Non-profit marketing refers to all events and policies that market any organization together with absolute voluntary work. The main goal here is to seek attention from the volunteers and the donors. Services and non-profit marketing mainly emphasize the main features of services and how different companies and organizations deliver value services to create an added advantage to their products. Using the Pearson marketing podcast, the researchers say that the service experience comes after a consumer openly interacts with the product they are buying (Cowell, 2008). One cannot accept a product without being wrapped with the services. Therefore, if the services are rendered well, the customers tend to build more loyalty if their experience was positive.
Most private-based companies prefer to offer high quality services to customers in a more direct and personal way to get a good relationship with the customers in exchange. However, non-profit marketing or companies prefer dealing with sales, marketing, and even advertisement to develop. Many customers judge the particular company’s services based on how the individual assigned to them to offer services treats them (Leo & Zainuddin, 2017). Therefore, it is essential if the company chose and trained the right people to create a good name and look for customer loyalty. On the other hand, the physical evidence where the services are being rendered should be favorable.

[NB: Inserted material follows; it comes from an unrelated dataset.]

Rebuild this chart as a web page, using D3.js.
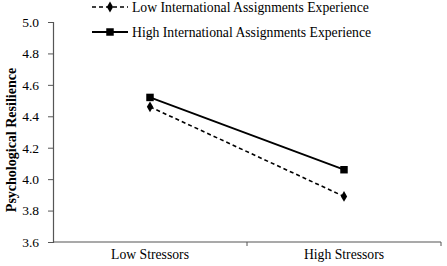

In conclusion, in my own opinion, I would say that non-profit marketing is the continual use of the schemes of marketing to further the goals of the non-profit companies, and it helps the company to grow and have financial support from the donors. Good services to customers are essential to building a good relationship with the customers, and the main objective is obtaining loyalty from the customers.
Cowell, P. (Host) (2008). Services and non-profit marketing (No 5) [Audio podcast episode]. In Pearson education marketing podcasts. Apple Podcast.
Leo, C., & Zainuddin, N. (2017). Exploring value destruction in social marketing services. Journal of Social Marketing. 7(4), 405-422.